__WHAT TO PRODUCE__
Return all of the data exactly, with nothing left out but the pictures.

[Code that draws figures]
>>>

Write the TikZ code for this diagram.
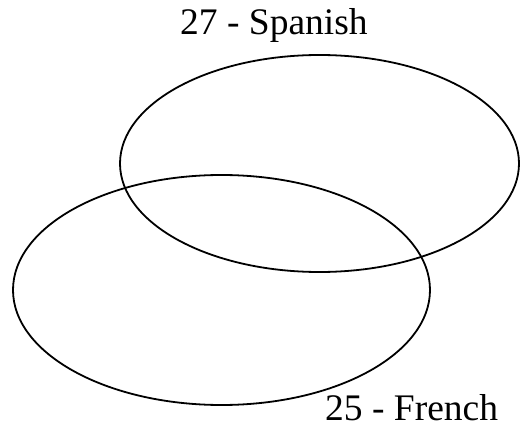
\documentclass[tikz,border=0pt]{standalone}
\usepackage{fontspec}
\setmainfont{Liberation Serif}
\begin{document}
\begin{tikzpicture}[x=1pt,y=-1pt,
  venn/.style={draw=black,line width=1.8pt},
  lbl/.style={inner sep=0pt,anchor=base west,font=\fontsize{37.5}{40}\selectfont}]
\useasboundingbox (0,0) rectangle (523,428);
\draw[venn] (319.5,163.5) ellipse [x radius=199.5, y radius=108.5];
\draw[venn] (221.5,290) ellipse [x radius=208.5, y radius=115];
\node[lbl] (sp) at (180,35) {27 - Spanish};
\node[lbl,text depth=0pt] (fr) at (325,420) {25 - French};
\end{tikzpicture}
\end{document}
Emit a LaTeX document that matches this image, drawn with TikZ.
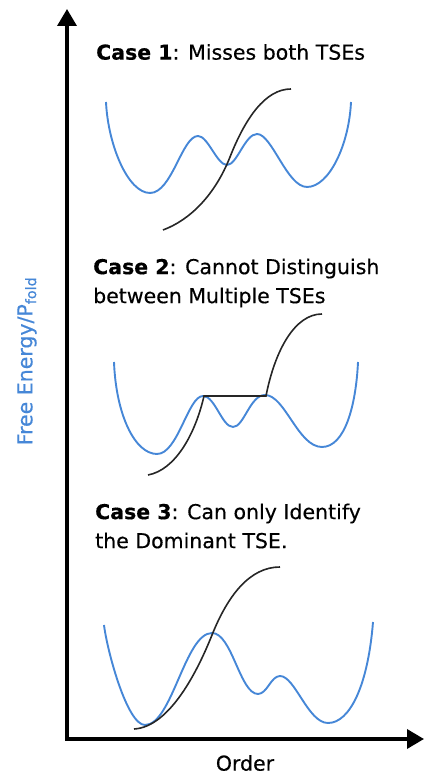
\documentclass[tikz,border=0pt]{standalone}
\usepackage{fontspec}
\setmainfont{DejaVu Sans}
\newfontfamily\labelfont{DejaVu Sans}[FakeBold=0.4]
\usetikzlibrary{arrows.meta}
\definecolor{curveblue}{RGB}{70,135,215}
\tikzset{
  axis/.style={line width=3.5pt,-{Triangle[width=19pt,length=17pt]}},
  energy/.style={draw=curveblue,line width=1.9pt},
  pfold/.style={draw=black!85,line width=1.6pt},
  casetitle/.style={anchor=west,align=left,inner sep=0pt,font=\labelfont\fontsize{20.5}{29}\selectfont},
  axislabel/.style={inner sep=0pt,font=\labelfont\fontsize{20.5}{24}\selectfont}
}
\begin{document}
\begin{tikzpicture}[x=1pt,y=1pt]
\useasboundingbox (0,0) rectangle (424,775);
% axes
\coordinate (O) at (67,36);
\coordinate (ytop) at (67,766);
\coordinate (xend) at (424,36);
\draw[axis] ([yshift=-1.75pt]O) -- (ytop);
\draw[axis] ([xshift=-1.75pt]O) -- (xend);
\node[axislabel,rotate=90,text=curveblue] (ylab) at (27,414) {Free Energy/P\textsubscript{fold}};
\node[axislabel] (xlab) at (245,12) {Order};
% titles
\node[casetitle] (t1) at (96,723) {\textbf{Case 1}: Misses both TSEs};
\node[casetitle] (t2) at (93,492) {\textbf{Case 2}: Cannot Distinguish\\between Multiple TSEs};
\node[casetitle] (t3) at (95,249) {\textbf{Case 3}: Can only Identify\\the Dominant TSE.};
% case 1
\draw[energy] (106,673) .. controls (108,630) and (128,582) .. (150,582)
  .. controls (172,582) and (182,639) .. (198,639)
  .. controls (208,639) and (217,610) .. (227,610)
  .. controls (237,610) and (245,641) .. (257,641)
  .. controls (272,641) and (287,588) .. (307,588)
  .. controls (329,588) and (349,630) .. (351,673);
\draw[pfold] (163,545) .. controls (190,555) and (215,580) .. (230,618)
  .. controls (245,656) and (265,686) .. (291,686);
% case 2
\draw[energy] (114,413) .. controls (116,360) and (135,321) .. (157,321)
  .. controls (178,321) and (188,379) .. (203,379)
  .. controls (215,379) and (222,348) .. (233,348)
  .. controls (244,348) and (250,380) .. (265,380)
  .. controls (285,380) and (298,328) .. (322,328)
  .. controls (345,328) and (356,370) .. (358,413);
\draw[pfold] (148,300) .. controls (175,305) and (195,340) .. (204,379) -- (266,379)
  .. controls (275,425) and (295,461) .. (322,461);
% case 3
\draw[energy] (104,150) .. controls (107,125) and (127,50) .. (145,50)
  .. controls (172,50) and (185,142) .. (212,142)
  .. controls (232,142) and (240,81) .. (258,81)
  .. controls (267,81) and (271,99) .. (280,99)
  .. controls (295,99) and (308,52) .. (328,52)
  .. controls (350,52) and (368,90) .. (373,153);
\draw[pfold] (134,46) .. controls (170,48) and (198,105) .. (212,140)
  .. controls (228,180) and (250,208) .. (280,208);
\end{tikzpicture}
\end{document}
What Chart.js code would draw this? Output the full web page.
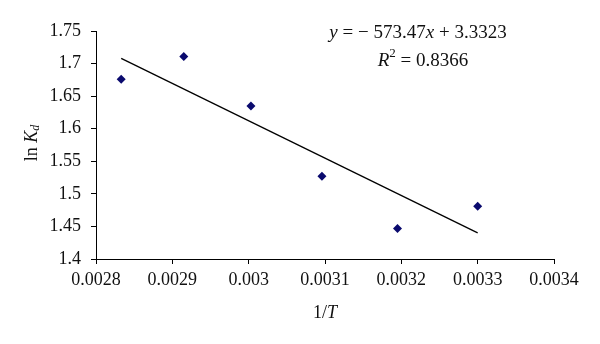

<<<

__OUTPUT__
Write the TikZ code for this diagram.
\documentclass[tikz,border=0pt]{standalone}
\usepackage{fontspec}
\setmainfont{Liberation Serif}
\begin{document}
\begin{tikzpicture}[x=1pt,y=-1pt,
  venn/.style={draw=black,line width=1.8pt},
  lbl/.style={inner sep=0pt,anchor=base west,font=\fontsize{37.5}{40}\selectfont}]
\useasboundingbox (0,0) rectangle (523,428);
\draw[venn] (319.5,163.5) ellipse [x radius=199.5, y radius=108.5];
\draw[venn] (221.5,290) ellipse [x radius=208.5, y radius=115];
\node[lbl] (sp) at (180,35) {27 - Spanish};
\node[lbl,text depth=0pt] (fr) at (325,420) {25 - French};
\end{tikzpicture}
\end{document}
Emit a LaTeX document that matches this image, drawn with TikZ.
\documentclass[tikz,border=0pt]{standalone}
\usepackage{fontspec}
\setmainfont{DejaVu Sans}
\newfontfamily\labelfont{DejaVu Sans}[FakeBold=0.4]
\usetikzlibrary{arrows.meta}
\definecolor{curveblue}{RGB}{70,135,215}
\tikzset{
  axis/.style={line width=3.5pt,-{Triangle[width=19pt,length=17pt]}},
  energy/.style={draw=curveblue,line width=1.9pt},
  pfold/.style={draw=black!85,line width=1.6pt},
  casetitle/.style={anchor=west,align=left,inner sep=0pt,font=\labelfont\fontsize{20.5}{29}\selectfont},
  axislabel/.style={inner sep=0pt,font=\labelfont\fontsize{20.5}{24}\selectfont}
}
\begin{document}
\begin{tikzpicture}[x=1pt,y=1pt]
\useasboundingbox (0,0) rectangle (424,775);
% axes
\coordinate (O) at (67,36);
\coordinate (ytop) at (67,766);
\coordinate (xend) at (424,36);
\draw[axis] ([yshift=-1.75pt]O) -- (ytop);
\draw[axis] ([xshift=-1.75pt]O) -- (xend);
\node[axislabel,rotate=90,text=curveblue] (ylab) at (27,414) {Free Energy/P\textsubscript{fold}};
\node[axislabel] (xlab) at (245,12) {Order};
% titles
\node[casetitle] (t1) at (96,723) {\textbf{Case 1}: Misses both TSEs};
\node[casetitle] (t2) at (93,492) {\textbf{Case 2}: Cannot Distinguish\\between Multiple TSEs};
\node[casetitle] (t3) at (95,249) {\textbf{Case 3}: Can only Identify\\the Dominant TSE.};
% case 1
\draw[energy] (106,673) .. controls (108,630) and (128,582) .. (150,582)
  .. controls (172,582) and (182,639) .. (198,639)
  .. controls (208,639) and (217,610) .. (227,610)
  .. controls (237,610) and (245,641) .. (257,641)
  .. controls (272,641) and (287,588) .. (307,588)
  .. controls (329,588) and (349,630) .. (351,673);
\draw[pfold] (163,545) .. controls (190,555) and (215,580) .. (230,618)
  .. controls (245,656) and (265,686) .. (291,686);
% case 2
\draw[energy] (114,413) .. controls (116,360) and (135,321) .. (157,321)
  .. controls (178,321) and (188,379) .. (203,379)
  .. controls (215,379) and (222,348) .. (233,348)
  .. controls (244,348) and (250,380) .. (265,380)
  .. controls (285,380) and (298,328) .. (322,328)
  .. controls (345,328) and (356,370) .. (358,413);
\draw[pfold] (148,300) .. controls (175,305) and (195,340) .. (204,379) -- (266,379)
  .. controls (275,425) and (295,461) .. (322,461);
% case 3
\draw[energy] (104,150) .. controls (107,125) and (127,50) .. (145,50)
  .. controls (172,50) and (185,142) .. (212,142)
  .. controls (232,142) and (240,81) .. (258,81)
  .. controls (267,81) and (271,99) .. (280,99)
  .. controls (295,99) and (308,52) .. (328,52)
  .. controls (350,52) and (368,90) .. (373,153);
\draw[pfold] (134,46) .. controls (170,48) and (198,105) .. (212,140)
  .. controls (228,180) and (250,208) .. (280,208);
\end{tikzpicture}
\end{document}
What Chart.js code would draw this? Output the full web page.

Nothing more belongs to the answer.